2. It also screws up deadletter redrive policies, which are primarily based on visibility timeout lapses (in addition to communicated failures). You basically could not reliably put a deadletter redrive on your queue, which again just means, you're protecting against fewer failure modes.
3. There would be natural, avoidable latency in waiting for the visibility timeout on every fan-out, whatever you set it to. 1 second? 100 consumers? That message is just clogging up the queue for over a minute as it gets fanned-out to everyone.
4. Consumer1 eats the first message, then times-out its visibility; its back in the queue; there's no way to ensure that message isn't just processed again by Consumer1 instead of Consumer2! You're basically tossing a coin and hoping that, eventually, Consumer2 gets its turn at the message, all the while having Consumer1 reprocess the message an indefinite number of times.
5. Someone has to delete the message. Who? The "last" component to touch it? Once all the other components are done? How do you coordinate that? Theres no guarantee of ordering on when each component sees the message. You'd need some kind of external state, and at that point, why are you even using SQS?

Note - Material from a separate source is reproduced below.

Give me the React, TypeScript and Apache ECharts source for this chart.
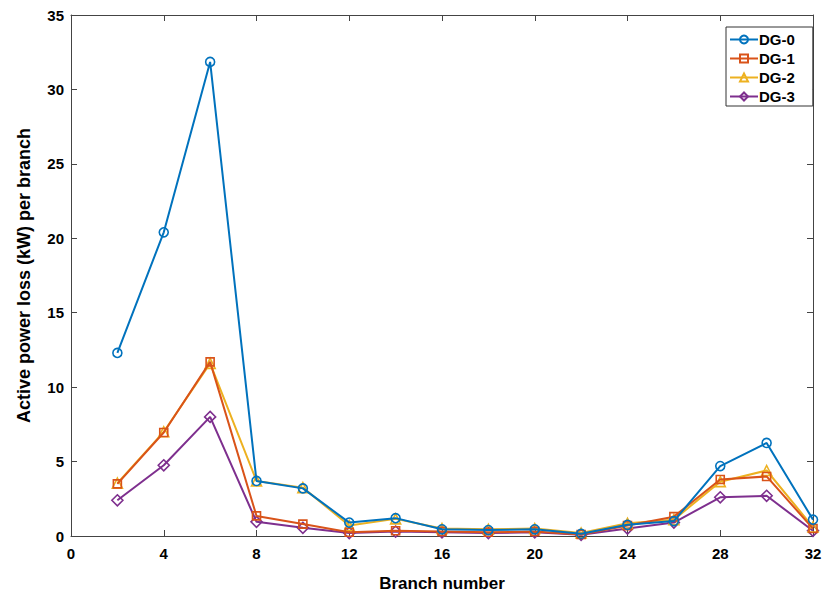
import React, { useEffect, useRef } from "react";
import * as echarts from "echarts";

const branches = [2, 4, 6, 8, 10, 12, 14, 16, 18, 20, 22, 24, 26, 28, 30, 32];
const dg0 = [12.3, 20.4, 31.85, 3.7, 3.2, 0.9, 1.2, 0.45, 0.4, 0.45, 0.15, 0.75, 1.0, 4.7, 6.25, 1.1];
const dg1 = [3.5, 6.95, 11.7, 1.35, 0.8, 0.25, 0.35, 0.3, 0.25, 0.3, 0.1, 0.7, 1.3, 3.8, 4.0, 0.5];
const dg2 = [3.55, 7.0, 11.6, 3.7, 3.25, 0.7, 1.15, 0.5, 0.45, 0.5, 0.2, 0.85, 1.1, 3.65, 4.4, 0.6];
const dg3 = [2.4, 4.75, 8.0, 0.95, 0.55, 0.2, 0.3, 0.25, 0.2, 0.25, 0.08, 0.5, 0.9, 2.6, 2.7, 0.35];
const seriesNames = ["DG-0", "DG-1", "DG-2", "DG-3"];
const seriesValues = [dg0, dg1, dg2, dg3];
const colors = ["#0072BD", "#D95319", "#EDB120", "#7E2F8E"];
const symbols = ["circle", "rect", "triangle", "diamond"];
const symbolSizes = [9, 8, 10, 11];

export default function App() {
  const ref = useRef<HTMLDivElement>(null);
  useEffect(() => {
    if (!ref.current) return;
    const chart = echarts.init(ref.current, null, { renderer: "svg" });
    const font = "'Liberation Sans', Arial, sans-serif";
    const axisLabel = { color: "#000", fontFamily: font, fontWeight: "bold" as const, fontSize: 15 };
    const axisLineStyle = { color: "#444", width: 1 };
    chart.setOption({
      animation: false,
      backgroundColor: "#fff",
      grid: { left: 71, right: 9, top: 15, bottom: 57, outerBoundsMode: "none", containLabel: false },
      legend: {
        orient: "vertical",
        left: 726,
        top: 27,
        data: seriesNames,
        itemWidth: 28,
        itemHeight: 10,
        itemGap: 4,
        padding: [5, 18, 2, 3],
        borderColor: "#333",
        borderWidth: 1,
        borderRadius: 0,
        backgroundColor: "#fff",
        textStyle: {
          color: "#000",
          fontFamily: font,
          fontWeight: "bold",
          fontSize: 15,
          lineHeight: 15,
          padding: [0, 0, 0, -4],
        },
      },
      xAxis: [
        {
          type: "value",
          min: 0,
          max: 32,
          interval: 4,
          name: "Branch number",
          nameLocation: "middle",
          nameGap: 39,
          nameTextStyle: { color: "#000", fontFamily: font, fontWeight: "bold", fontSize: 17 },
          axisLine: { onZero: false, lineStyle: axisLineStyle },
          axisTick: { inside: true, length: 6, lineStyle: axisLineStyle },
          axisLabel: { ...axisLabel, margin: 10 },
          splitLine: { show: false },
        },
        {
          type: "value",
          position: "top",
          min: 0,
          max: 32,
          interval: 4,
          axisLine: { show: true, onZero: false, lineStyle: axisLineStyle },
          axisTick: { show: true, inside: true, length: 6, lineStyle: axisLineStyle },
          axisLabel: { show: false },
          splitLine: { show: false },
        },
      ],
      yAxis: [
        {
          type: "value",
          min: 0,
          max: 35,
          interval: 5,
          name: "Active power loss (kW) per branch",
          nameLocation: "middle",
          nameGap: 38,
          nameTextStyle: { color: "#000", fontFamily: font, fontWeight: "bold", fontSize: 18 },
          axisLine: { show: true, onZero: false, lineStyle: axisLineStyle },
          axisTick: { show: true, inside: true, length: 6, lineStyle: axisLineStyle },
          axisLabel: { ...axisLabel, margin: 7 },
          splitLine: { show: false },
        },
        {
          type: "value",
          position: "right",
          min: 0,
          max: 35,
          interval: 5,
          axisLine: { show: true, onZero: false, lineStyle: axisLineStyle },
          axisTick: { show: true, inside: true, length: 6, lineStyle: axisLineStyle },
          axisLabel: { show: false },
          splitLine: { show: false },
        },
      ],
      series: seriesNames.map((name, i) => ({
        name,
        type: "line",
        xAxisIndex: 0,
        yAxisIndex: 0,
        data: branches.map((b, j) => [b, seriesValues[i][j]]),
        symbol: symbols[i],
        symbolSize: symbolSizes[i],
        showAllSymbol: true,
        lineStyle: { color: colors[i], width: 2 },
        itemStyle: { color: "rgba(255,255,255,0)", borderColor: colors[i], borderWidth: 1.6 },
        z: 10 - i,
      })),
    });
    return () => chart.dispose();
  }, []);
  return <div ref={ref} style={{ width: 822, height: 593, position: "absolute", left: 0, top: 0 }} />;
}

You could theoretically have each consumer read from a queue, process the message, delete that message from the queue, then redrive the message into a new queue for processing by another consumer. This may make sense if you have strict ordering needs for processing but still want the benefits of SQS. You could even have it redrive into N queues for N consumers at the same time. But, at that point, why? We're trying to put a square peg in a round hole; SQS is designed for single consumers. There are far better and simpler tools out there if what you're looking for is multi-consumer fan-out.